- **Provided material**:
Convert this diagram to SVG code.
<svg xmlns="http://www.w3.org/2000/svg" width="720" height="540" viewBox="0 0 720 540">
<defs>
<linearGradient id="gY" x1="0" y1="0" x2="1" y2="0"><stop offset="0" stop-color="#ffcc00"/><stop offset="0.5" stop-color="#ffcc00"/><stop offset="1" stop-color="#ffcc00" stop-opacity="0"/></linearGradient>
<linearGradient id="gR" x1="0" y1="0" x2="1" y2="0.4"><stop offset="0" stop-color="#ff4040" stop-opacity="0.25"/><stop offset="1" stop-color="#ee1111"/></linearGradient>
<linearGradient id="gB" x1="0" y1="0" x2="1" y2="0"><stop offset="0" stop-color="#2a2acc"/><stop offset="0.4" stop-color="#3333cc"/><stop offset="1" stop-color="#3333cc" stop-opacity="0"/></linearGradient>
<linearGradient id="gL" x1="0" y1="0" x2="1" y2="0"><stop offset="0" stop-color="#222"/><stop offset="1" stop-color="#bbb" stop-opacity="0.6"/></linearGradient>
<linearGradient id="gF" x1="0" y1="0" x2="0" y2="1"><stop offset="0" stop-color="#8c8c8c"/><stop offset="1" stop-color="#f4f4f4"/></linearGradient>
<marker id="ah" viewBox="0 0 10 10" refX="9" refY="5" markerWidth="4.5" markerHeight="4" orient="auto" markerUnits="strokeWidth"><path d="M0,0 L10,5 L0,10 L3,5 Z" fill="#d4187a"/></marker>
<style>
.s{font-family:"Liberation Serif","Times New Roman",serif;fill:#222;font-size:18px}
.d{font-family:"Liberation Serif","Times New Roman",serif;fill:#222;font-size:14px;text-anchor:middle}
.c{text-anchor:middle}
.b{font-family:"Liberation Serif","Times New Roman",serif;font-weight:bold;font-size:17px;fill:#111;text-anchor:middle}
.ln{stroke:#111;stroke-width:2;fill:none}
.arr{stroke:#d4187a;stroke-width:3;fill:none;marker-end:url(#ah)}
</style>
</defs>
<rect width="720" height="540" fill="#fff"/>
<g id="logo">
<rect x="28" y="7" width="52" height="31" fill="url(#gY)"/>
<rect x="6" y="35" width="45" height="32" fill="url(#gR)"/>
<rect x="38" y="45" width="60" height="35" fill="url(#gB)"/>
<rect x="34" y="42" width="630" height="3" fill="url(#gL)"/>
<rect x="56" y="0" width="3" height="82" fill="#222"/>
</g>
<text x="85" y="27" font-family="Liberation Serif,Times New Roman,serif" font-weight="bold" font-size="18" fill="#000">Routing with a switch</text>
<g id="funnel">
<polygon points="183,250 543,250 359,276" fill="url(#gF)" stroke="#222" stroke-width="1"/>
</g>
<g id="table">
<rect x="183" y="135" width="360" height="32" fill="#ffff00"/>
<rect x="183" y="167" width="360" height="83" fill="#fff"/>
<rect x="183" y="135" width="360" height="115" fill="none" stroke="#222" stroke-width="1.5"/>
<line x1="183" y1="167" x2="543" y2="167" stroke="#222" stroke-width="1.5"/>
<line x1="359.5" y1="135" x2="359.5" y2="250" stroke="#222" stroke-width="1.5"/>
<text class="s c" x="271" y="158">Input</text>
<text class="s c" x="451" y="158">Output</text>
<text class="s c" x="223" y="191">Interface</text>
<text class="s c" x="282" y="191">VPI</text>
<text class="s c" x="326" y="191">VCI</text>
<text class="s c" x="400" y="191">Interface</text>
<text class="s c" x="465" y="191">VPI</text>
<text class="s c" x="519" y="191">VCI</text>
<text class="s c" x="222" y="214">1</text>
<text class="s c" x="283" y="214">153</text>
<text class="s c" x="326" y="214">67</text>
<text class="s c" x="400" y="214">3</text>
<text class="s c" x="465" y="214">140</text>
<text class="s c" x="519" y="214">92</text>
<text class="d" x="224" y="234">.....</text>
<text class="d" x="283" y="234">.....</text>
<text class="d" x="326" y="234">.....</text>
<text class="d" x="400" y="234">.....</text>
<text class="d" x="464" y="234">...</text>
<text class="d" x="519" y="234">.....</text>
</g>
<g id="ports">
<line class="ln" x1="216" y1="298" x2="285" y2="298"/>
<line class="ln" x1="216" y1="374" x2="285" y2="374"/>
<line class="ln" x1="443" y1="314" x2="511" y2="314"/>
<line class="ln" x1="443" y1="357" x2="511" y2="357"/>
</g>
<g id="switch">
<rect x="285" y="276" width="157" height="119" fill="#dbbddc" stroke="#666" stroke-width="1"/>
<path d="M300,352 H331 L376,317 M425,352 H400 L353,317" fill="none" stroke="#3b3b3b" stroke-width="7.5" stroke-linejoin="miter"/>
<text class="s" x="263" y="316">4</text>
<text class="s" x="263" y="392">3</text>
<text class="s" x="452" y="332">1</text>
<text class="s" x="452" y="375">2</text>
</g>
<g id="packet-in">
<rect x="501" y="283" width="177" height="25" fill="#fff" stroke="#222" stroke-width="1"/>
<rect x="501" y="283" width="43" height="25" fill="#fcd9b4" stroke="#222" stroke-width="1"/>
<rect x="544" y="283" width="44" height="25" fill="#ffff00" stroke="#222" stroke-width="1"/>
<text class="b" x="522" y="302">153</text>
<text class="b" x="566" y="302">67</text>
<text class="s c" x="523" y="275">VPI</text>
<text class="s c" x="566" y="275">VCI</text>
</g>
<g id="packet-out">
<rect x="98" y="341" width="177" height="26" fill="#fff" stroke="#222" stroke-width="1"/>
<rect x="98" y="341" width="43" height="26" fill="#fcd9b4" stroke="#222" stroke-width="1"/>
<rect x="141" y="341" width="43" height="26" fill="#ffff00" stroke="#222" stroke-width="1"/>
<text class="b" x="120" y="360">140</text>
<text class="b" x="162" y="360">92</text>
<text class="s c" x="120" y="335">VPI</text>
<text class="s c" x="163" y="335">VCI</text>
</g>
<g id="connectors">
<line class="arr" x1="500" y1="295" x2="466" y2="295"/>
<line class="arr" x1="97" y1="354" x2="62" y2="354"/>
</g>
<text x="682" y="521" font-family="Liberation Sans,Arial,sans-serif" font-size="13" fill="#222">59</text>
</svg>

- **What is being asked**: Transcribe the material above in its entirety. Match it exactly.

- **Response below**:
Convert this diagram to SVG code.
<svg xmlns="http://www.w3.org/2000/svg" width="720" height="540" viewBox="0 0 720 540">
<defs>
<linearGradient id="gY" x1="0" y1="0" x2="1" y2="0"><stop offset="0" stop-color="#ffcc00"/><stop offset="0.5" stop-color="#ffcc00"/><stop offset="1" stop-color="#ffcc00" stop-opacity="0"/></linearGradient>
<linearGradient id="gR" x1="0" y1="0" x2="1" y2="0.4"><stop offset="0" stop-color="#ff4040" stop-opacity="0.25"/><stop offset="1" stop-color="#ee1111"/></linearGradient>
<linearGradient id="gB" x1="0" y1="0" x2="1" y2="0"><stop offset="0" stop-color="#2a2acc"/><stop offset="0.4" stop-color="#3333cc"/><stop offset="1" stop-color="#3333cc" stop-opacity="0"/></linearGradient>
<linearGradient id="gL" x1="0" y1="0" x2="1" y2="0"><stop offset="0" stop-color="#222"/><stop offset="1" stop-color="#bbb" stop-opacity="0.6"/></linearGradient>
<linearGradient id="gF" x1="0" y1="0" x2="0" y2="1"><stop offset="0" stop-color="#8c8c8c"/><stop offset="1" stop-color="#f4f4f4"/></linearGradient>
<marker id="ah" viewBox="0 0 10 10" refX="9" refY="5" markerWidth="4.5" markerHeight="4" orient="auto" markerUnits="strokeWidth"><path d="M0,0 L10,5 L0,10 L3,5 Z" fill="#d4187a"/></marker>
<style>
.s{font-family:"Liberation Serif","Times New Roman",serif;fill:#222;font-size:18px}
.d{font-family:"Liberation Serif","Times New Roman",serif;fill:#222;font-size:14px;text-anchor:middle}
.c{text-anchor:middle}
.b{font-family:"Liberation Serif","Times New Roman",serif;font-weight:bold;font-size:17px;fill:#111;text-anchor:middle}
.ln{stroke:#111;stroke-width:2;fill:none}
.arr{stroke:#d4187a;stroke-width:3;fill:none;marker-end:url(#ah)}
</style>
</defs>
<rect width="720" height="540" fill="#fff"/>
<g id="logo">
<rect x="28" y="7" width="52" height="31" fill="url(#gY)"/>
<rect x="6" y="35" width="45" height="32" fill="url(#gR)"/>
<rect x="38" y="45" width="60" height="35" fill="url(#gB)"/>
<rect x="34" y="42" width="630" height="3" fill="url(#gL)"/>
<rect x="56" y="0" width="3" height="82" fill="#222"/>
</g>
<text x="85" y="27" font-family="Liberation Serif,Times New Roman,serif" font-weight="bold" font-size="18" fill="#000">Routing with a switch</text>
<g id="funnel">
<polygon points="183,250 543,250 359,276" fill="url(#gF)" stroke="#222" stroke-width="1"/>
</g>
<g id="table">
<rect x="183" y="135" width="360" height="32" fill="#ffff00"/>
<rect x="183" y="167" width="360" height="83" fill="#fff"/>
<rect x="183" y="135" width="360" height="115" fill="none" stroke="#222" stroke-width="1.5"/>
<line x1="183" y1="167" x2="543" y2="167" stroke="#222" stroke-width="1.5"/>
<line x1="359.5" y1="135" x2="359.5" y2="250" stroke="#222" stroke-width="1.5"/>
<text class="s c" x="271" y="158">Input</text>
<text class="s c" x="451" y="158">Output</text>
<text class="s c" x="223" y="191">Interface</text>
<text class="s c" x="282" y="191">VPI</text>
<text class="s c" x="326" y="191">VCI</text>
<text class="s c" x="400" y="191">Interface</text>
<text class="s c" x="465" y="191">VPI</text>
<text class="s c" x="519" y="191">VCI</text>
<text class="s c" x="222" y="214">1</text>
<text class="s c" x="283" y="214">153</text>
<text class="s c" x="326" y="214">67</text>
<text class="s c" x="400" y="214">3</text>
<text class="s c" x="465" y="214">140</text>
<text class="s c" x="519" y="214">92</text>
<text class="d" x="224" y="234">.....</text>
<text class="d" x="283" y="234">.....</text>
<text class="d" x="326" y="234">.....</text>
<text class="d" x="400" y="234">.....</text>
<text class="d" x="464" y="234">...</text>
<text class="d" x="519" y="234">.....</text>
</g>
<g id="ports">
<line class="ln" x1="216" y1="298" x2="285" y2="298"/>
<line class="ln" x1="216" y1="374" x2="285" y2="374"/>
<line class="ln" x1="443" y1="314" x2="511" y2="314"/>
<line class="ln" x1="443" y1="357" x2="511" y2="357"/>
</g>
<g id="switch">
<rect x="285" y="276" width="157" height="119" fill="#dbbddc" stroke="#666" stroke-width="1"/>
<path d="M300,352 H331 L376,317 M425,352 H400 L353,317" fill="none" stroke="#3b3b3b" stroke-width="7.5" stroke-linejoin="miter"/>
<text class="s" x="263" y="316">4</text>
<text class="s" x="263" y="392">3</text>
<text class="s" x="452" y="332">1</text>
<text class="s" x="452" y="375">2</text>
</g>
<g id="packet-in">
<rect x="501" y="283" width="177" height="25" fill="#fff" stroke="#222" stroke-width="1"/>
<rect x="501" y="283" width="43" height="25" fill="#fcd9b4" stroke="#222" stroke-width="1"/>
<rect x="544" y="283" width="44" height="25" fill="#ffff00" stroke="#222" stroke-width="1"/>
<text class="b" x="522" y="302">153</text>
<text class="b" x="566" y="302">67</text>
<text class="s c" x="523" y="275">VPI</text>
<text class="s c" x="566" y="275">VCI</text>
</g>
<g id="packet-out">
<rect x="98" y="341" width="177" height="26" fill="#fff" stroke="#222" stroke-width="1"/>
<rect x="98" y="341" width="43" height="26" fill="#fcd9b4" stroke="#222" stroke-width="1"/>
<rect x="141" y="341" width="43" height="26" fill="#ffff00" stroke="#222" stroke-width="1"/>
<text class="b" x="120" y="360">140</text>
<text class="b" x="162" y="360">92</text>
<text class="s c" x="120" y="335">VPI</text>
<text class="s c" x="163" y="335">VCI</text>
</g>
<g id="connectors">
<line class="arr" x1="500" y1="295" x2="466" y2="295"/>
<line class="arr" x1="97" y1="354" x2="62" y2="354"/>
</g>
<text x="682" y="521" font-family="Liberation Sans,Arial,sans-serif" font-size="13" fill="#222">59</text>
</svg>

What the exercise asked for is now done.